Tuesday, 28 August 2012

My Scale and I Have a Love-Hate Relationship

Photo courtesy Amelia Stewart, licensed CC-BY-SA-ND
Every morning after my workout it's the same thing.  I stare at my scale and will it to display a lower number, even if it's only fractionally lower.  But before I get the courage to stand on the scale, I waste as much time as possible. 

Brush my teeth - I certainly will!  Plaque must be worth a tenth of a pound or so, right?  Go to the washroom - hell yes!  Water weighs a lot, and I drink a lot, so that must be worth a tenth of a pound or so.  Dry my hair - absolutely!  Wet hair must weigh more than dry hair, so that must be worth a tenth of a pound or so.  And so it goes. 

Every morning I dread getting on the scale, afraid that it will tell me that despite working out and eating healthy, I have lost no weight.  Or worse still, that I have gained weight.  My body is still a magical mystery to me, and I cannot predict from one day to the next what I will weigh, based on how I am feeling or what I consumed the day before.

I went to a gourmet restaurant last week for an amazing 4 course meal ... and lost half a pound the next morning.  I ate precisely on plan on the weekend, and the scale thought I had gone up.  This morning I was two pounds down.  The scale is a fickle mistress, that's for damn sure.
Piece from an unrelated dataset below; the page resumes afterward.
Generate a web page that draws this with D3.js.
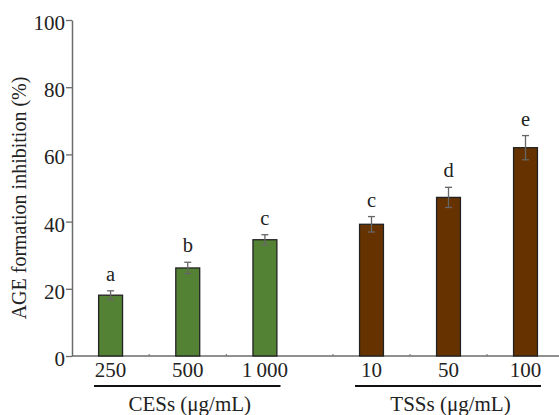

I tell myself that I am adopting a lifestyle change, not dieting, and that the overall objective is to be healthier, not just to lose weight.  I want to bring my blood sugars under control, and have the endurance to participate in everyday activities without fear that my body will let me down.  Losing weight is part of that equation, but it is not the whole part, I keep telling myself.

And yet ... weight is the one single number that can sum up where we stand.  It's a convenient shorthand to define how the overall lifestyle change is going. 

Even though I am losing weight more or less steadily, and even though I know there are ups and downs on this path I am taking, every morning is sweet anxiety for me until I get the courage to step on the scale and see the numbers. 

And I am not alone - - I am reading the autobiography of a US national champion gymnast, and her attitude towards the scale is identical to mine.  And I have heard other people mention the same thing.  I don't know if the attitude ever goes away for those of us who are or who have been heavy, or for those of us in body-conscious professions (like ballet or gymnastics or wrestling or mixed martial arts).  If we are trying to lose, it is a struggle to lose weight.  If we are trying to maintain, it is a struggle not to lose and not to gain weight.  The scale serves as a constant reminder of where we stand. 

While I may never learn to love my scale, I do appreciate it.  For telling it like it is.  For humoring me occasionally.  For not shattering into a thousand pieces when I stand on it.  And tomorrow morning we get to dance again, my scale and I.